Laughter is Contagious, and Worth Catching!

“Humor is a physical release–
one of four, actually. These
include crying, yawning, orgasm
and laughter. You can do them
in succession. Just get the
order right.”    -Steve Allen

The beauty in the video above is that no one knew why they were laughing- they just knew it felt good, and it literally spread the length of the subway car. I’m certain not everyone in that subway was in a good mood when they arrived. But, can you imagine how much better they must have felt after taking that ride- after a long stressful day of life?

Laughter is a powerful thing mainly because it automatically boosts our emotional, physical and social well-being (wellness). Laughter has been shown to reduce tension, anger and depression, lowers stress levels, reduce blood pressure, boost immune responses, and more…

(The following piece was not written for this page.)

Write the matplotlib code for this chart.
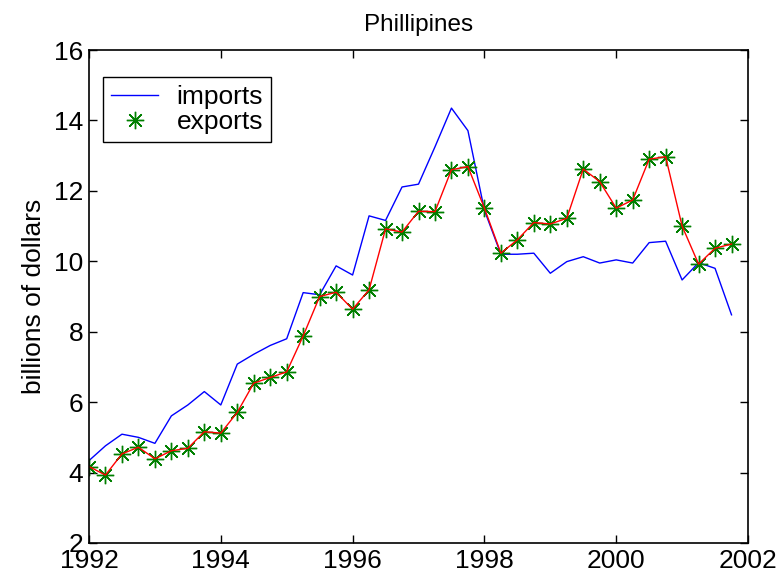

Effects of Laughter on the Body

In the last few decades, researchers have studied laughter’s effects on the body and turned up some potentially interesting information on how it affects us:

  • Blood flow. Researchers at the University of Maryland studied the effects on blood vessels when people were shown either comedies or dramas. After the screening, the blood vessels of the group who watched the comedy behaved normally — expanding and contracting easily. But the blood vessels in people who watched the drama tended to tense up, restricting blood flow.
  • Immune response. Increased stress is associated with decreased immune system response. Some studies have shown that the ability to use humor may raise the level of infection-fighting antibodies in the body and boost the levels of immune cells, as well.
  • Blood sugar levels. One study of 19 people with diabetes looked at the effects of laughter on blood sugar levels. After eating, the group attended a tedious lecture. On the next day, the group ate the same meal and then watched a comedy. After the comedy, the group had lower blood sugar levels than they did after the lecture.
  • Relaxation and sleep. The focus on the benefits of laughter really began with Norman Cousin’s memoir, Anatomy of an Illness. Cousins, who was diagnosed with ankylosing spondylitis, a painful spine condition, found that a diet of comedies, like Marx Brothers films and episodes of Candid Camera, helped him feel better. He said that ten minutes of laughter allowed him two hours of pain-free sleep.
  • Similar to exercise. We change physiologically when we laugh. We stretch muscles throughout our face and body, our pulse and blood pressure go up, and we breathe faster, sending more oxygen to our tissues. Though minimal, laughter also burns calories. Just 10 – 15 minutes of laughter can burn up to 50 calories.